** start Records shown **

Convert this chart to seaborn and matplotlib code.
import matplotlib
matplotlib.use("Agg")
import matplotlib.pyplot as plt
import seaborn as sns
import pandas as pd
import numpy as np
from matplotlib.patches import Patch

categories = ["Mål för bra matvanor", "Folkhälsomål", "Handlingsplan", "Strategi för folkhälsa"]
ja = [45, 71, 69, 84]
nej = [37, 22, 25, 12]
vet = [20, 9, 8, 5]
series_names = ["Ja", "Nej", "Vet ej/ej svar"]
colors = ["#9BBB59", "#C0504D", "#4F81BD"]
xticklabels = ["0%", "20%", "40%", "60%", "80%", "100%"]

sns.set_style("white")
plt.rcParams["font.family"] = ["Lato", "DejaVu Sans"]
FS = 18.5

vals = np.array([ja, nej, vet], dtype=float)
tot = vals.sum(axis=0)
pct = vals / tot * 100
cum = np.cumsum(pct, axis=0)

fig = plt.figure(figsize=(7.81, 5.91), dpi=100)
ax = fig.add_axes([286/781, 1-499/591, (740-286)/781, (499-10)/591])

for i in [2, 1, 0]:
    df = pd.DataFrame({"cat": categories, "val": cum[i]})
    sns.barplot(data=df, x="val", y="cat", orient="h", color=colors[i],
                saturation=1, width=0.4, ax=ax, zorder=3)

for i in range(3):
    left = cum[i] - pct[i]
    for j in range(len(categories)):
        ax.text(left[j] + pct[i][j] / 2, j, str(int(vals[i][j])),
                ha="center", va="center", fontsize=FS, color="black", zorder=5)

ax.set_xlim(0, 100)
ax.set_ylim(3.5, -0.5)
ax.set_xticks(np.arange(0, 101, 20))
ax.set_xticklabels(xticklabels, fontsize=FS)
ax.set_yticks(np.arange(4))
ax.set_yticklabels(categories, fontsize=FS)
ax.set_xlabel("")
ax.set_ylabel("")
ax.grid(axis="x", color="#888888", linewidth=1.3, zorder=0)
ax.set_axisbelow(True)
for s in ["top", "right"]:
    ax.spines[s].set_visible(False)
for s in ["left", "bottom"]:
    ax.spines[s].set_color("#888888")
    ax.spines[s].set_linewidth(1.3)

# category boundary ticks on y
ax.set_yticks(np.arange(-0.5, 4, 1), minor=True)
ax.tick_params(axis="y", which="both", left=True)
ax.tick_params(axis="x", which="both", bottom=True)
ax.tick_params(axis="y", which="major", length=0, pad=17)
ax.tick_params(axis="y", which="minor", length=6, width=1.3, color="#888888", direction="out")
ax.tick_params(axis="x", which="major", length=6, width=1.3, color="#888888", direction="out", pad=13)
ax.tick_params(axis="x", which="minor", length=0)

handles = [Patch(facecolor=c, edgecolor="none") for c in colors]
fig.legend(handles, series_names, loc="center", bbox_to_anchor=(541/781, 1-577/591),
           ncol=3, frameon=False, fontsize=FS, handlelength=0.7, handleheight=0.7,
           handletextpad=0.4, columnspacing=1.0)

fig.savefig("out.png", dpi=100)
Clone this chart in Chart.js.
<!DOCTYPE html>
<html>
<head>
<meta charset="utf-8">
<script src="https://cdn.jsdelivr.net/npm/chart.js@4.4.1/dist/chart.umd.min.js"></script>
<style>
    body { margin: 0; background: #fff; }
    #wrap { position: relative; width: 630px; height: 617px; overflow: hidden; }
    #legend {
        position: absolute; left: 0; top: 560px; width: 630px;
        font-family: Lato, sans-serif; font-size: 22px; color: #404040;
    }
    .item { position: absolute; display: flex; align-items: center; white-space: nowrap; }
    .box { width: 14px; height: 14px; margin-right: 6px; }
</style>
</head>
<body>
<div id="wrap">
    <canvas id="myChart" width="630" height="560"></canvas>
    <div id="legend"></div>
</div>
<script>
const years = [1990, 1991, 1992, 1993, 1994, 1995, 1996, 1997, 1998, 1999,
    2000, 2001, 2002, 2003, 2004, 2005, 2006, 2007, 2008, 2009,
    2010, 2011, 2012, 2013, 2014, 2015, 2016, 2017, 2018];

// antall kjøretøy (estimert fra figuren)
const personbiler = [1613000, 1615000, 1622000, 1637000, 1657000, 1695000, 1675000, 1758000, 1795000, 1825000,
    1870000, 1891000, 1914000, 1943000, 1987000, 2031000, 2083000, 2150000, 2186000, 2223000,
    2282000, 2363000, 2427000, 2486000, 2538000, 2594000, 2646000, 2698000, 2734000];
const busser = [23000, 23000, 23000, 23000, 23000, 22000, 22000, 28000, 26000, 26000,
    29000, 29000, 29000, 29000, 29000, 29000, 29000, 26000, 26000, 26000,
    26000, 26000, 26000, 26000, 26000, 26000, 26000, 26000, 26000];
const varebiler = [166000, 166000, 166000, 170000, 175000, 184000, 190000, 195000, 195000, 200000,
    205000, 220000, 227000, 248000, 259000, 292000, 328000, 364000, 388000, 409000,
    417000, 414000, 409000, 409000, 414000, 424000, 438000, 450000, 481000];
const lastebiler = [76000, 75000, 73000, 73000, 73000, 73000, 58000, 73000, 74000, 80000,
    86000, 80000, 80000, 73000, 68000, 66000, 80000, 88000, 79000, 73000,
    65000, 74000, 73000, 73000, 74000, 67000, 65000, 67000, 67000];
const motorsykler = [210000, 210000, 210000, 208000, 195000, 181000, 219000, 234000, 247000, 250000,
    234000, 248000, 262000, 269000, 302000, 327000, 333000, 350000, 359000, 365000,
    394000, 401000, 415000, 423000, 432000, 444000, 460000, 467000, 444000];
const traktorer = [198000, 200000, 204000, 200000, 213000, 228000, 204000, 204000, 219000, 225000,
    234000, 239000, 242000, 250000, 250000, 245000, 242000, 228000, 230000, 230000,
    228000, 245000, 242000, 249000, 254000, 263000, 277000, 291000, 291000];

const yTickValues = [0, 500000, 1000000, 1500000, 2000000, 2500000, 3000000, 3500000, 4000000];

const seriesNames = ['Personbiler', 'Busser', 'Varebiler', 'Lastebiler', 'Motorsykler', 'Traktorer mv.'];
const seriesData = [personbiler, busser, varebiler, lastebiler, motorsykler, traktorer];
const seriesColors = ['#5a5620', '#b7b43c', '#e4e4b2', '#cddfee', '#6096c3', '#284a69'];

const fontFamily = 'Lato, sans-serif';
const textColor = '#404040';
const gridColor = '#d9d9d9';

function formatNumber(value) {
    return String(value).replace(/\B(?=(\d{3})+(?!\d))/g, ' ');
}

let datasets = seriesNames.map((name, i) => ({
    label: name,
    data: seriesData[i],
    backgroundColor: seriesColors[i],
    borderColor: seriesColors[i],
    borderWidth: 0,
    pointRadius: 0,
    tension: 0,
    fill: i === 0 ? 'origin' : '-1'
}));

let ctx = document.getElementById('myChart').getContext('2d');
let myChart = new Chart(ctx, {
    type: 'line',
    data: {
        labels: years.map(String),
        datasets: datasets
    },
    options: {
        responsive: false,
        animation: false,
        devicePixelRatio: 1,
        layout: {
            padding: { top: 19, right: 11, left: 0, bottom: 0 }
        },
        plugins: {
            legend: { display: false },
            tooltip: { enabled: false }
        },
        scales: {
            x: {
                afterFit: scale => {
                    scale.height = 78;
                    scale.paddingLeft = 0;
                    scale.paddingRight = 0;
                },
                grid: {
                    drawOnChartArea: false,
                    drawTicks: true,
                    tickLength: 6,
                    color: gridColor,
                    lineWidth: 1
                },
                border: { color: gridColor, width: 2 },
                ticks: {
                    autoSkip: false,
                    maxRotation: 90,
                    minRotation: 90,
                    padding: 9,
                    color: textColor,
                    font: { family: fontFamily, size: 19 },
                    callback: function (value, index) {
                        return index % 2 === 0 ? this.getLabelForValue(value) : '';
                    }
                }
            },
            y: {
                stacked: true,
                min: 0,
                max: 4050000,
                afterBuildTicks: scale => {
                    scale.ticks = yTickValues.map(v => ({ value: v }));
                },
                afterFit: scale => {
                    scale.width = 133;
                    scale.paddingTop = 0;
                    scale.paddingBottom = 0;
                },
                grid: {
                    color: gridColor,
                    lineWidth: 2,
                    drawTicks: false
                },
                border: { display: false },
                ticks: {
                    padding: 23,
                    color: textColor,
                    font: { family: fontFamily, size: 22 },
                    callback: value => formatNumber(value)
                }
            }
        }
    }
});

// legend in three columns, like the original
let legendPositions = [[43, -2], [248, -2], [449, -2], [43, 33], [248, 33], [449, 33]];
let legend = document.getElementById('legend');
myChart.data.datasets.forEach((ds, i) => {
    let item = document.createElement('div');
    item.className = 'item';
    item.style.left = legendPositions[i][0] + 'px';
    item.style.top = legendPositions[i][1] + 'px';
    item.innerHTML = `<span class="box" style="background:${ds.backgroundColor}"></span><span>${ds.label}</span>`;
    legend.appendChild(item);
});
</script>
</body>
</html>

** end Records shown **

▶ Task instructions: Retype, exactly and in full, the lines above from the one containing "Clone this chart in Chart.js." through the one containing "2010, 2011, 2012, 2013, 2014, 2015, 2016, 2017, 2018];".

▶ Finished task:
Clone this chart in Chart.js.
<!DOCTYPE html>
<html>
<head>
<meta charset="utf-8">
<script src="https://cdn.jsdelivr.net/npm/chart.js@4.4.1/dist/chart.umd.min.js"></script>
<style>
    body { margin: 0; background: #fff; }
    #wrap { position: relative; width: 630px; height: 617px; overflow: hidden; }
    #legend {
        position: absolute; left: 0; top: 560px; width: 630px;
        font-family: Lato, sans-serif; font-size: 22px; color: #404040;
    }
    .item { position: absolute; display: flex; align-items: center; white-space: nowrap; }
    .box { width: 14px; height: 14px; margin-right: 6px; }
</style>
</head>
<body>
<div id="wrap">
    <canvas id="myChart" width="630" height="560"></canvas>
    <div id="legend"></div>
</div>
<script>
const years = [1990, 1991, 1992, 1993, 1994, 1995, 1996, 1997, 1998, 1999,
    2000, 2001, 2002, 2003, 2004, 2005, 2006, 2007, 2008, 2009,
    2010, 2011, 2012, 2013, 2014, 2015, 2016, 2017, 2018];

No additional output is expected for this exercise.